Haus am Gern im Espace d’art contemporain (les halles) in Porrentruy / Pruntrut       Kunstbulletin 10/07

Je ne sais quoi

Annelise Zwez, Bis 12.11.2007

Selbst für die meisten Schweizer ist die französischsprachige Stadt Porrentruy im Kanton Jura terra incognita. Zu Unrecht, nicht zuletzt weil Philippe Queloz für „Les Halles“ der einstigen Fürstbischofsstadt seit sieben Jahren ein pointiert zeitgenössisches Programm zusammenstellt.

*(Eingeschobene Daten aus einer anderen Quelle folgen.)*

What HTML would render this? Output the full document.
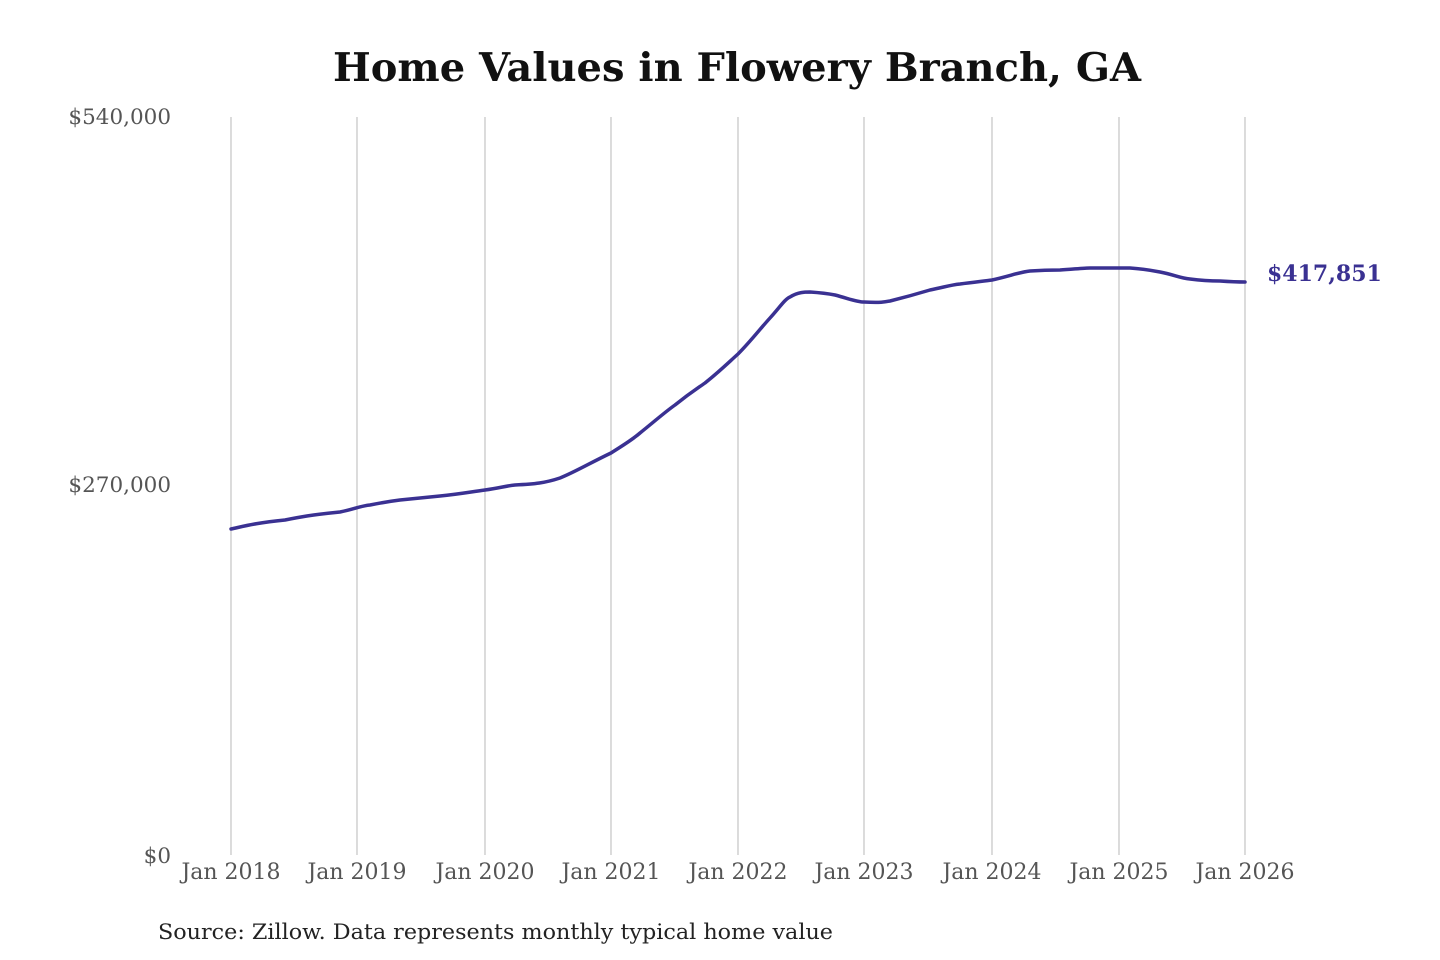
<!DOCTYPE html>
<html><head><meta charset="utf-8"><style>
html,body{margin:0;padding:0;background:#fff;}
svg{display:block;}
</style></head><body>
<svg width="1440" height="960" viewBox="0 0 1440 960" xmlns="http://www.w3.org/2000/svg">
<rect width="1440" height="960" fill="#fff"/>
<text x="737" y="81" text-anchor="middle" font-family="'DejaVu Serif','Liberation Serif',serif" font-weight="bold" font-size="39" fill="#111" textLength="808" lengthAdjust="spacingAndGlyphs">Home Values in Flowery Branch, GA</text>
<g stroke="#c8c8c8" stroke-width="1.3">
<line x1="231" y1="117" x2="231" y2="855"/>
<line x1="357" y1="117" x2="357" y2="855"/>
<line x1="485" y1="117" x2="485" y2="855"/>
<line x1="611" y1="117" x2="611" y2="855"/>
<line x1="738" y1="117" x2="738" y2="855"/>
<line x1="864" y1="117" x2="864" y2="855"/>
<line x1="992" y1="117" x2="992" y2="855"/>
<line x1="1119" y1="117" x2="1119" y2="855"/>
<line x1="1245" y1="117" x2="1245" y2="855"/>
</g>
<g font-family="'DejaVu Serif','Liberation Serif',serif" font-size="21.5" fill="#555" text-anchor="end">
<text x="171" y="124">$540,000</text>
<text x="171" y="492">$270,000</text>
<text x="171" y="863">$0</text>
</g>
<g font-family="'DejaVu Serif','Liberation Serif',serif" font-size="22" fill="#555" text-anchor="middle">
<text x="231" y="879">Jan 2018</text>
<text x="357" y="879">Jan 2019</text>
<text x="485" y="879">Jan 2020</text>
<text x="611" y="879">Jan 2021</text>
<text x="738" y="879">Jan 2022</text>
<text x="864" y="879">Jan 2023</text>
<text x="992" y="879">Jan 2024</text>
<text x="1119" y="879">Jan 2025</text>
<text x="1245" y="879">Jan 2026</text>
</g>
<path fill="none" stroke="#3a3192" stroke-width="3.5" stroke-linejoin="round" stroke-linecap="round"
d="M231,529 C245,526 255,523 285,520 C300,517 310,515 340,512 C355,509 360,506 370,505 C385,502 392,501 400,500 C420,498 430,497 440,496 C460,494 470,492 485,490 C500,488 505,486 515,485 C535,484 545,483 560,478 C575,472 590,463 611,453 C625,444 632,440 640,433 C655,421 665,412 675,405 C690,393 695,390 705,383 C720,371 728,363 738,354 C750,342 760,329 770,318 C780,307 785,299 790,297 C798,292 805,292 810,292 C825,293 830,294 835,295 C850,299 857,302 864,302 C880,303 885,302 890,301 C910,296 920,293 930,290 C945,287 950,285 960,284 C975,282 985,281 992,280 C1010,276 1020,272 1030,271 C1045,270 1055,270 1060,270 C1075,269 1085,268 1090,268 C1110,268 1120,268 1130,268 C1145,269 1155,271 1160,272 C1175,275 1180,278 1190,279 C1205,281 1215,281 1220,281 C1235,282 1240,282 1245,282"/>
<text x="1267" y="281" font-family="'DejaVu Serif','Liberation Serif',serif" font-weight="bold" font-size="22" fill="#3a3192">$417,851</text>
<text x="158" y="939" font-family="'DejaVu Serif','Liberation Serif',serif" font-size="21" fill="#222" textLength="675" lengthAdjust="spacingAndGlyphs">Source: Zillow. Data represents monthly typical home value</text>
</svg>
</body></html>
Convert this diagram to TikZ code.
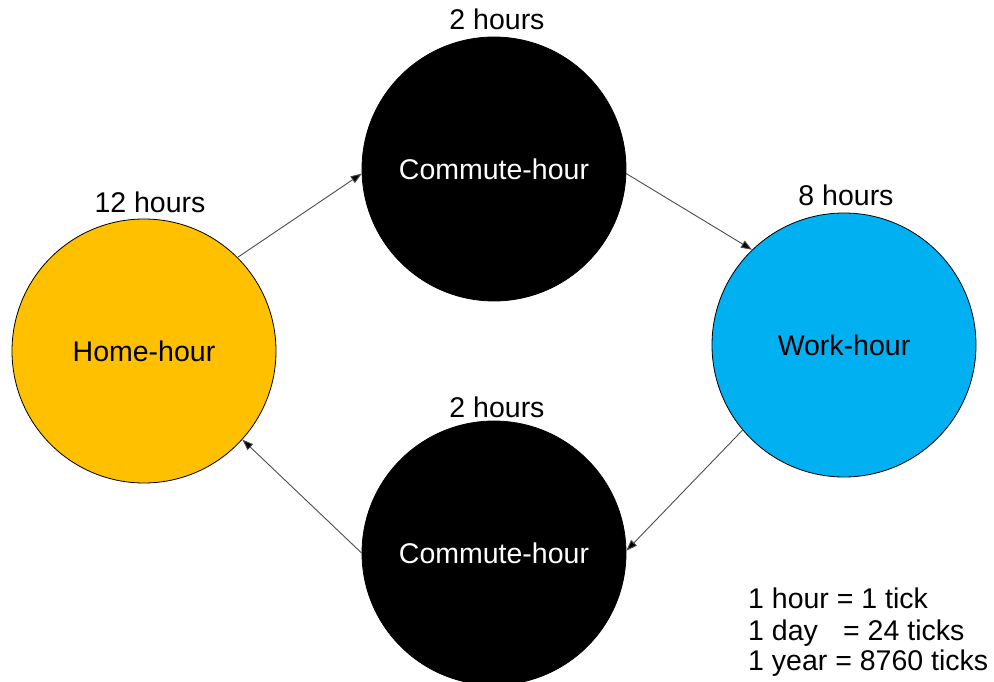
\documentclass[tikz,border=0pt]{standalone}
\usepackage{fontspec}
\setmainfont{Liberation Sans}
\usetikzlibrary{arrows.meta}
\definecolor{homeyellow}{HTML}{FFC000}
\definecolor{workblue}{HTML}{00B0F0}
\tikzset{
  x=1pt, y=-1pt,
  state/.style={circle, minimum size=264pt, inner sep=0pt, draw=black, line width=0.8pt,
    font=\fontsize{28.5}{33}\selectfont},
  commute/.style={state, fill=black, text=white},
  lbl/.style={anchor=base, font=\fontsize{28.5}{33}\selectfont, inner sep=0pt},
  legend/.style={anchor=base west, font=\fontsize{28.5}{33}\selectfont, inner sep=0pt},
  conn/.style={draw=black!70, line width=0.9pt, -{Triangle[length=11pt,width=8pt,fill=black]}},
}
\begin{document}
\begin{tikzpicture}
\useasboundingbox (0,0) rectangle (994,682);
\clip (0,0) rectangle (994,682);
\node[state, fill=homeyellow] (home) at (144,351) {Home-hour};
\node[commute] (ctop) at (494,169) {Commute-hour};
\node[state, fill=workblue] (work) at (844,345) {Work-hour};
\node[commute] (cbot) at (494,553) {Commute-hour};
\node[lbl] (lhome) at (150,213) {12 hours};
\node[lbl] (ltop) at (497,30) {2 hours};
\node[lbl] (lwork) at (846,205) {8 hours};
\node[lbl] (lbot) at (497,417) {2 hours};
\draw[conn] (home.45) -- (ctop.182);
\draw[conn] (ctop.-2) -- (work.134);
\draw[conn] (work.220) -- (cbot.1);
\draw[conn] (cbot.180) -- (home.-42);
\node[legend] (leg1) at (748,608) {1 hour = 1 tick};
\node[legend] (leg2) at (748,640) {\makebox[95pt][l]{1 day}= 24 ticks};
\node[legend] (leg3) at (748,670) {1 year = 8760 ticks};
\end{tikzpicture}
\end{document}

Das Kunstunternehmen Haus am Gern (Barbara Meyer Cesta und Rudolf Steiner) packte die Chance der Einladung, um ein nach wie vor heisses Eisen zu thematisieren; die „revolutionäre“ Geschichte des erst vor knapp 30 Jahren gegründeten Kantons Jura. Haus am Gern, u.a. Kunstpreisträger der Stadt Bern, lieben seit jeher subversive Geschichten, die sie mit Humor und einer guten Prise Fiktion in konzeptuelle Kunst verwandeln und dabei des öftern in Schwierigkeiten geraten. Diesmal behaupten sie, sie hätten das 1996 von der separatistischen Gemeinschaft der „Béliers“ mit dem Argument „Rückführung von Patrimoine“ in Lengnau (BE) gestohlene und seither verschwundene Zahnrad (Ø 3 m) der 1972 zerstörten „Moulin de Bollement“ von St. Brais wiedergefunden. Wie einen Goldschatz präsentieren sie das Rad im Nucleus von „Les Halles“, zugedeckt mit Kuschel-Wolldecken (made in China). Der Clou: auf der Decke ist das Bild reproduziert, das Kinder nach dem Diebstahl auf die Fassade der Berner Kantonalbank in Lengnau, wo das Rad 20 Jahre lang hing, gemalt haben; übermalt mit dem Ausstellungstitel „Je ne sais quoi“.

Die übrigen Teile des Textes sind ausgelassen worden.